Despite struggles, Brotherhood searching for new leader
Despite struggles, Brotherhood searching for new leader
Thursday, October 22,2009 10:59
By Joseph Mayton

Although currently battling local media over speculation of an internal split, Egypt’s powerful opposition Muslim Brotherhood (MB) group is currently searching for a new leader after Supreme Guide Mahdy Akef steps down from his post this January. The move has seen analysts and commentators question the path the Islamic group will choose for the future.

Akef, 81, has held the top post since 2004, but told reporters last summer that he “does not intend to renew my nomination after my term ends in January.”

His office said that the decision is based on the principles of democracy and that “it was time for the Brotherhood to choose a new path for the coming years.”

Akef spent more than 20 years in prison and oversaw the group’s return to mainstream politics in 2005, which saw the Brotherhood win one-fifth of Parliament seats. MB candidates officially ran as independents because the group is technically banned in Egypt.

The Supreme Guide often created frustration among the group’s younger members over his fiery comments, although most agree he was a unifying force that helped bridge the growing gap between the more reform-minded younger generation and the conservatives of old. Many of the young Brotherhood bloggers have called for major reforms to take place within the Brotherhood and analysts believe Akef may have been a stymieing force.

Abdelrahman Mansour confided to Bikya Masr when Akef announced his decision that the man was “quite supportive” of their efforts and “believed in the concepts of democracy and change.”

With the search on for a new leader, analysts who follow the group have been putting forward a list of names for his successor. They point out that the Brotherhood can choose one of three different routes: conservative, reformist or maintain the status quo of an in-between type of leader akin to Akef’s style.

“I think that if Akef is serious about resigning from his post then I don’t think it will go far from the conservatives,” argued Khalil Al Anani, a political Islam expert at Cairo’s Al Ahram Center for Strategic Studies and one of the world’s foremost experts on the Brotherhood.

The election of a new leader will follow the Brotherhood’s internal democratic process, the Islamic group insists. The party’s Guidance Committee of 100 members will vote on a successor, his office confirmed. Anani said that within this committee, a majority of the members hail from the conservative ranks, making the possibility of a reformer to take charge unlikely, which is why popular leader Essam el-Erian is getting a push to enter the Guidance Committee.

Marc Lynch, a professor at George Washington University and author of the Abu Aardvark blog, is a leading scholar who closely follows the Brotherhood in Egypt.
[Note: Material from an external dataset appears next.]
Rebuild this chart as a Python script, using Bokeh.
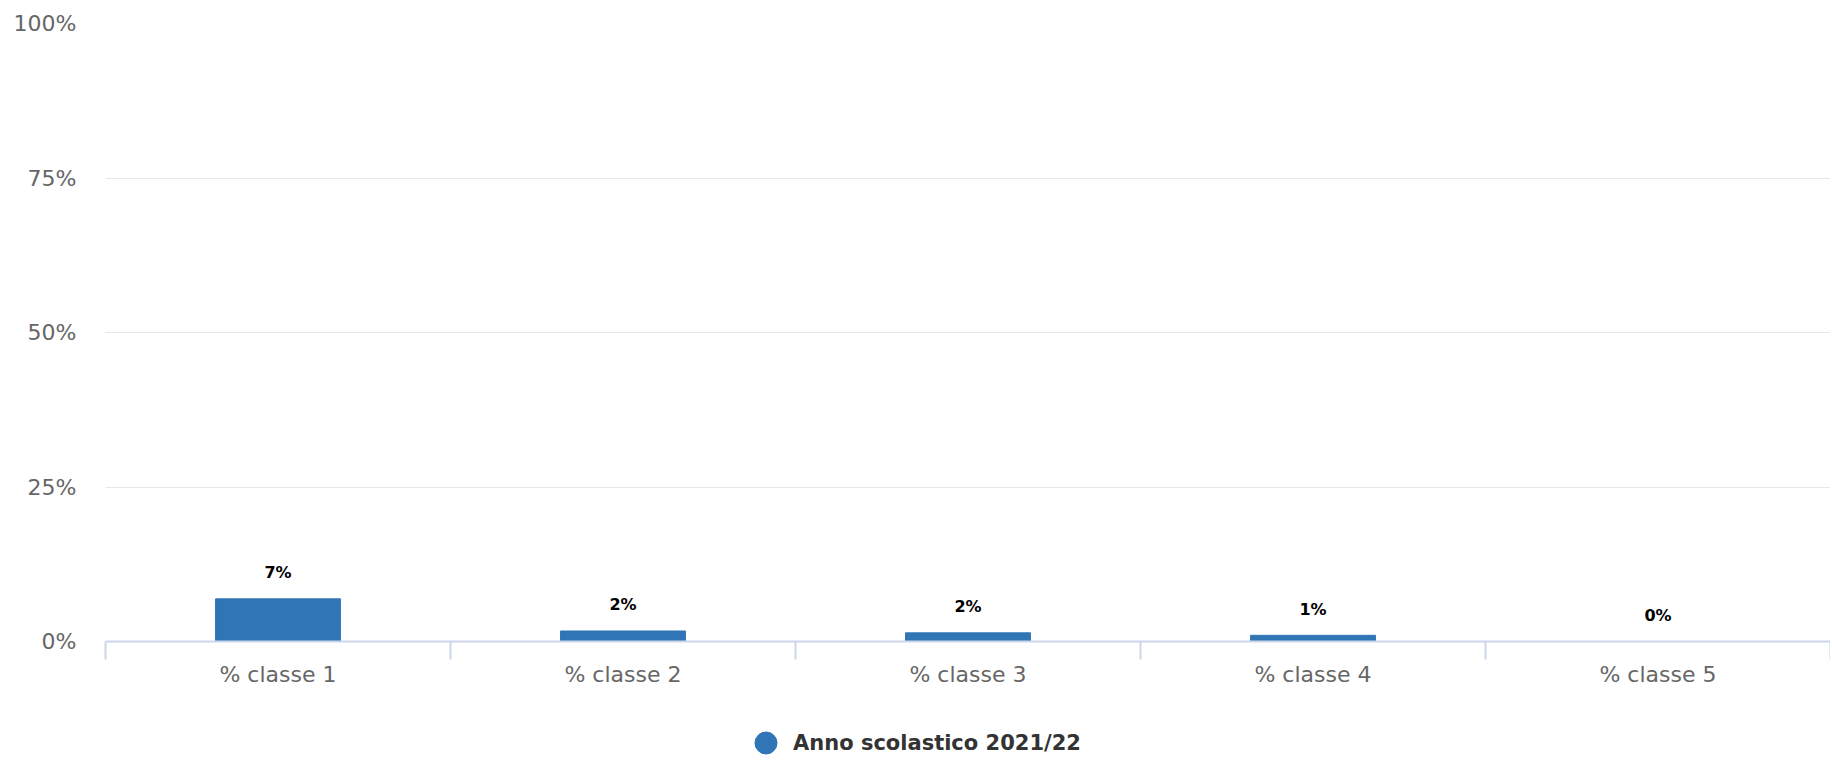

He believes the changing of the mantle will have “wide-ranging implications for moderate Islamist movements throughout the Middle East.”

Writing on his blog, which is published on Foreign Policy Magazine’s Web site, Lynch asks whether Akef will be “replaced by a politically-oriented reformist or by a religiously-oriented conservative?”

Most analysts are hopeful that Akef’s successor will continue the strong hostility toward Al Qaeda style jihad activities and a commitment to the political process, which the Brotherhood has already shown capable of participating.

A few names have already been mentioned by leading scholars, including Lynch, over who will succeed Akef. Topping the list are reformist members Essam El Arian and Abdel Moneim Aboul Fotouh as well as Mohamed Habib, a moderate, and current deputy supreme guide. Lynch argues that the selection of Habib would “signify continuity with Akef’s tenure,” by balancing the conservative and reformist elements within the group.

Anani agrees with Lynch, saying that Habib has the ability to maintain both the conservatives and reformist within the group.

“The first candidate for this post would be Mohamed Habib,” argued Anani.

“First of all, Habib is conservative, but he can be a balance between the conservatives and the reformists. He is a very sharp guy.”

The main difference between Akef and Habib, however, is the age difference, Anani said. This would give Habib the ability to mold the group for a number of years, without worry that his age would become a factor.

If Akef holds true to his promise and does not seek a second term as Supreme Guide of Egypt’s leading opposition group, the search for a leader to carry the Brotherhood into the heart of American President Barack Obama’s administration is currently under way. The choice could hold the key to their global legitimacy as the region’s leading Islamic group.